Most of what you see of squirrels on my website are either taken on the Sony A9 or A1. Although the former is now one of my best modest budget options (second hand), the latter is perhaps the most expensive full frame camera you can buy. It won't get a value award any time soon, but it does allow you to shoot high resolution RAW images, with animal eye auto focus, up to 30 frames per second, in complete silence and without rolling shutter issues. It makes even the highest level pro DSLR look like a pinhole camera for shooting this kind of subject, but it is undeniably overkill for even most of these situations. 

Processing

If you're wondering why I still struggle with cutting edge cameras, some of the fastest lenses around and still run most of my images through denoising software then perhaps this comparison image will demonstrate why. This image was shot with actual morning light so was only ISO 400, but unfortunately that's just before the dual-gain of the Sony's sensor kicks in, so is pretty much the worst case scenario. The squirrel is mostly in shadow, so I ended brightening it up 4 stops here. That makes it more equivalent to ISO 8,000 after processing.

Lenses

Rather than using large and very expensive long telephoto lenses to shoot wildlife I tend to seek out more friendly specimens so that I can use faster, smaller portrait lenses. I started out using 85mm f/1.4 lenses on DSLRs (Nikon). They have good image quality but things can get much better. Mirrorless lenses like the Sigma DG DN 85mm f/1.4 Art have amazing image quality for the price/size, but things got even better still when I started using modern 135mm f/1.8 lenses. Sigma has a great one, albeit rather heavy, Sony's is lighter and focuses really fast, but my favourite here is the Samyang version (only for Sony FE currently) because it's lighter and much, much cheaper!

Budget Gear

Camera gear can be intimidatingly expensive, but there are some bargains to be had, so I wanted to show that you don't need the most expensive equipment to get good results. Of course they help, but the most important factor is spending time with nature to get them comfortable with you.
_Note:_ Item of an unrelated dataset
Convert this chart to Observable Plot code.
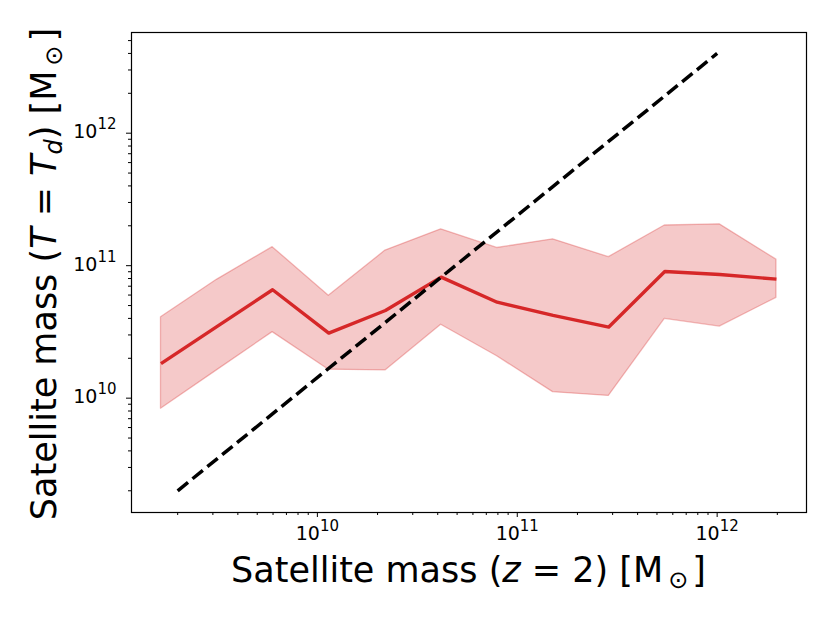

You'll get the most interesting results like this. Of course, you can use your phone for this (assuming you're not one of the very rare sensible ones), but in my opinion a proper camera will still provide much nicer looking images. Over the next few paragraphs I will show some different options for progressively more modest budgets and what I like about them. These budgets will be for second hand equipment, but they will include both a camera and lens, thus should represent what you will would need to get going...

▼▼  €100 - 200  ▼▼

Nikon D100 + Nikkor 50mm f/1.8 AF-D

  • Entrance Pupil: 28mm

  • FF Equivalency: 75mm f/2.5

  • Weight: 935g / 2.1 lbs

  • Year (C/L): 2002 / 2002

  • Cost ratio: 30 / 70

Pros

  • Cheap

  • Lenses

  • Robust

  • Ergonomics

  • OVF

Cons

  • Crop sensor

  • Sluggish operation

  • Small buffer

  • Poor battery life

  • 6 megapixels

  • No Live-View

  • Slow & noisy AF

  • relatively heavy

This budget will require digging up some of the most vintage digital equipment, but I still think there are good reasons to do that creatively. You might assume that a modern smart phone camera will be able to do better than this, but I don't think so. Firstly that will cost you a lot more, but more importantly I don't think a phone camera can come close to replicating the quality of blur or general look that a proper camera and lens like this will provide.